[Plotting code records]
——

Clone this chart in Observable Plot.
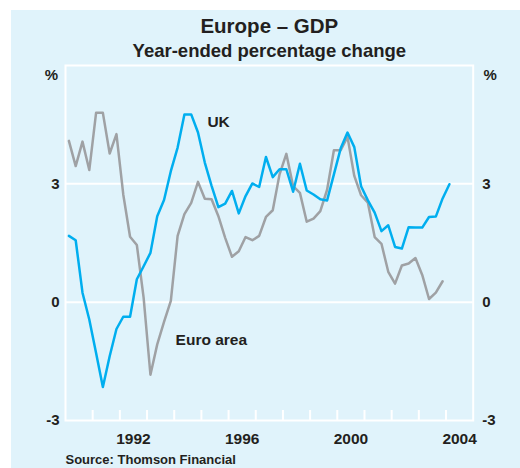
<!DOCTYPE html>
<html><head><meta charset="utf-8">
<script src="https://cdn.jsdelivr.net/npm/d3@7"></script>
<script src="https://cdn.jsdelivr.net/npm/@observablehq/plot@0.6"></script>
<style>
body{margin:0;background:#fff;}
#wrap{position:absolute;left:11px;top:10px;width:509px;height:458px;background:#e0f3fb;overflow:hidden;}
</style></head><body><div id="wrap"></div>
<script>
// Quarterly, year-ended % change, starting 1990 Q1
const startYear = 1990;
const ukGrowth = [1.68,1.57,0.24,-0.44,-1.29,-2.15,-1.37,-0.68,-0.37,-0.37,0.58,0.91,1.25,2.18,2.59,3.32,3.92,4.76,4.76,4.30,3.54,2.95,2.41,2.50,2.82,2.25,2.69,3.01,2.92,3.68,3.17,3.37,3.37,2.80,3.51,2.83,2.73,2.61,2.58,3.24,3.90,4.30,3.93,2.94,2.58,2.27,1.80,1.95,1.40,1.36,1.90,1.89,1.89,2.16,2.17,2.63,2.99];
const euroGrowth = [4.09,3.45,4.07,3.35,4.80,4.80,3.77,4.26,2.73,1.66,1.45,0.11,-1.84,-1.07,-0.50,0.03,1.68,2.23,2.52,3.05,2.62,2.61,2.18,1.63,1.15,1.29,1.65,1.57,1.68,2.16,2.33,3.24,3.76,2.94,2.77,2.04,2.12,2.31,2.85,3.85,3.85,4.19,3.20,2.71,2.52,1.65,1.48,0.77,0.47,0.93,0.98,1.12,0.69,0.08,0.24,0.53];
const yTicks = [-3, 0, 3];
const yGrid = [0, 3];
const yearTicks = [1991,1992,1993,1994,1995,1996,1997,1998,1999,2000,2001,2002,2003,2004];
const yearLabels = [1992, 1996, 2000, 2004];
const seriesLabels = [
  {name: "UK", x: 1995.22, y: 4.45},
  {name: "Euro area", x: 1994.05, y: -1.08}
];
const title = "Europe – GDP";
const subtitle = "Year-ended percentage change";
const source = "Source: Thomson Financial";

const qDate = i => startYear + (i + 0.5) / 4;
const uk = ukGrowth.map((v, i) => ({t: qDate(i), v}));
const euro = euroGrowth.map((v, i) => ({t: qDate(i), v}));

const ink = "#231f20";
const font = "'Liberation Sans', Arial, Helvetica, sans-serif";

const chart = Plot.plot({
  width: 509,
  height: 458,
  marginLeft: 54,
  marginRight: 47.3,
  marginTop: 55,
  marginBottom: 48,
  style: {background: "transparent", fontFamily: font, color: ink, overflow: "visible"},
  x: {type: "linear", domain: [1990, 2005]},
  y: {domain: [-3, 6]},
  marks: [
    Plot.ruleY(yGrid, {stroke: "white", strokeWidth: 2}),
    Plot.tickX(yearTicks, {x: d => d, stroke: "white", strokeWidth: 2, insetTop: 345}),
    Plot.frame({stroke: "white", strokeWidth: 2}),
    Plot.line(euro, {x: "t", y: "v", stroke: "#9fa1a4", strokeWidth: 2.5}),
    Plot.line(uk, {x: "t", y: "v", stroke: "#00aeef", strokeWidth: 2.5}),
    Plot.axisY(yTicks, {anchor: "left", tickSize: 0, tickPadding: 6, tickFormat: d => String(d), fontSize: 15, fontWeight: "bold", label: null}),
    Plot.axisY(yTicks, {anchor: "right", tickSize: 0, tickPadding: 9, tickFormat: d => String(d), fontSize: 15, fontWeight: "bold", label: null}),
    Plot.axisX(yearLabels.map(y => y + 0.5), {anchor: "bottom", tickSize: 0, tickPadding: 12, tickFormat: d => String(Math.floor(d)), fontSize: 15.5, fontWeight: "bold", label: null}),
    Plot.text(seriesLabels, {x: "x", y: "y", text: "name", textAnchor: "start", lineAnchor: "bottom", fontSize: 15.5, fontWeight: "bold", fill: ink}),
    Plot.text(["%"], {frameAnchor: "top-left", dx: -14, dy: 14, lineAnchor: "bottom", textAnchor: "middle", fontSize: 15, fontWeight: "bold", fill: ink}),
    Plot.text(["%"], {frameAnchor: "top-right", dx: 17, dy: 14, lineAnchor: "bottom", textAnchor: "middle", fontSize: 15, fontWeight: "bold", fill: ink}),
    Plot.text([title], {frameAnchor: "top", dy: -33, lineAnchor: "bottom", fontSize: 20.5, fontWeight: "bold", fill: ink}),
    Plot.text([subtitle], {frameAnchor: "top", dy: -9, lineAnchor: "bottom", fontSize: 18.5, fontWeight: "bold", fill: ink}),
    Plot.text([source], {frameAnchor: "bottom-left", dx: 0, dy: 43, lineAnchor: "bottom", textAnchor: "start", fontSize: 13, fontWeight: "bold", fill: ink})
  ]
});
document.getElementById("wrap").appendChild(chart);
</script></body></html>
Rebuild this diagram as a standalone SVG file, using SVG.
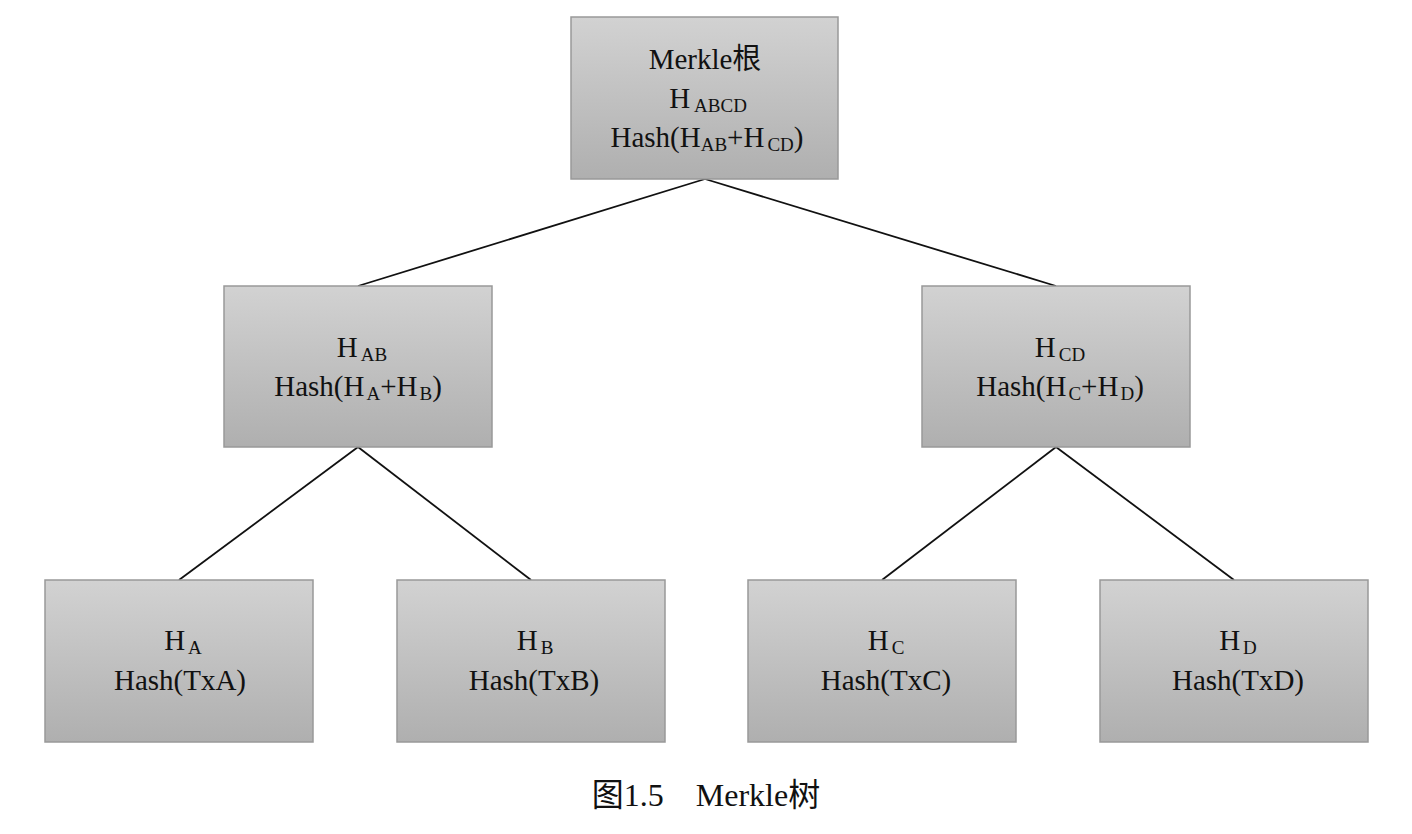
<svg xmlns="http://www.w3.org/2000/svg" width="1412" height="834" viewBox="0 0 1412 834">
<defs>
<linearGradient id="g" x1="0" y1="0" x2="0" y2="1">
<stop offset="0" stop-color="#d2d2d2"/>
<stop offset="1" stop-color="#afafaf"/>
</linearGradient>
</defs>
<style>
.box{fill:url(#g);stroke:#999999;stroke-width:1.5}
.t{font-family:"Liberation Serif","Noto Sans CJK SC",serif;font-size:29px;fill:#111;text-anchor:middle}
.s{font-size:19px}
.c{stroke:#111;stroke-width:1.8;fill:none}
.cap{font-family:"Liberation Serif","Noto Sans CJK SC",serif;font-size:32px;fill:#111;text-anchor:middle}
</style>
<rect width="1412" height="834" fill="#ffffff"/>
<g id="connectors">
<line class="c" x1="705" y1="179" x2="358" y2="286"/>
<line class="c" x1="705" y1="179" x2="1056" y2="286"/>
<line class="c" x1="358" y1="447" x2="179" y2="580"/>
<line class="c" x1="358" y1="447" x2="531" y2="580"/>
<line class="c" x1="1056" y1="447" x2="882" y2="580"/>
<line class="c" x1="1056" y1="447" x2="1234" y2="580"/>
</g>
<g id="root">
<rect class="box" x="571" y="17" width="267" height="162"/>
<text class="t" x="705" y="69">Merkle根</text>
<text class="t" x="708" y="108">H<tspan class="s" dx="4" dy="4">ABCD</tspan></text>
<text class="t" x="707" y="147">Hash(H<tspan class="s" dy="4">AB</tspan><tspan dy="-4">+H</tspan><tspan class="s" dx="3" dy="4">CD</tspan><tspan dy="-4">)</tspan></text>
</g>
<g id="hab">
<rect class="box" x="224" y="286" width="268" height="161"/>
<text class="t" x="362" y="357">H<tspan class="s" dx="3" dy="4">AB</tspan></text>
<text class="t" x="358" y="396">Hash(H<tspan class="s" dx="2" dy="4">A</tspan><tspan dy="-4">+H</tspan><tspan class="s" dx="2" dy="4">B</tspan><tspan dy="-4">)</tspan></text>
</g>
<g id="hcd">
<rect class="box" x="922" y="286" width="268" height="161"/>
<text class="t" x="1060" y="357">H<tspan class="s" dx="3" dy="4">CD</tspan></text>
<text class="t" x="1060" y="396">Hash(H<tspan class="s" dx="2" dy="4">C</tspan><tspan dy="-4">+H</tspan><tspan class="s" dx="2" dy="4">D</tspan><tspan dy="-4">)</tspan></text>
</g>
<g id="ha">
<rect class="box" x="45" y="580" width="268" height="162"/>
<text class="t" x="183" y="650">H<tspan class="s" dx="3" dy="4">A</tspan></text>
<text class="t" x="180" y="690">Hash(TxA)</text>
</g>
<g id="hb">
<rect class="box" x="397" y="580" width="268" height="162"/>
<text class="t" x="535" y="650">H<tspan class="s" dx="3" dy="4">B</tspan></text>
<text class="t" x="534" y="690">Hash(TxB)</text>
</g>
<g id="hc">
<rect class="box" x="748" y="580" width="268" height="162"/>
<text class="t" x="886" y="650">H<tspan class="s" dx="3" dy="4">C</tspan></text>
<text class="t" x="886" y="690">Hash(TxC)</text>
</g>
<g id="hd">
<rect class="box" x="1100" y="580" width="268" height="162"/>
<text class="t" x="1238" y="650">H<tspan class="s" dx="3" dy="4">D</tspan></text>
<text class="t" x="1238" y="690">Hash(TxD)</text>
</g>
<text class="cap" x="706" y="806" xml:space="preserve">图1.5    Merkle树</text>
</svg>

——

_Written instruction_: Pull out every line holding "chart" from the records above, and copy it.

_Reply_:
Clone this chart in Observable Plot.
const chart = Plot.plot({
document.getElementById("wrap").appendChild(chart);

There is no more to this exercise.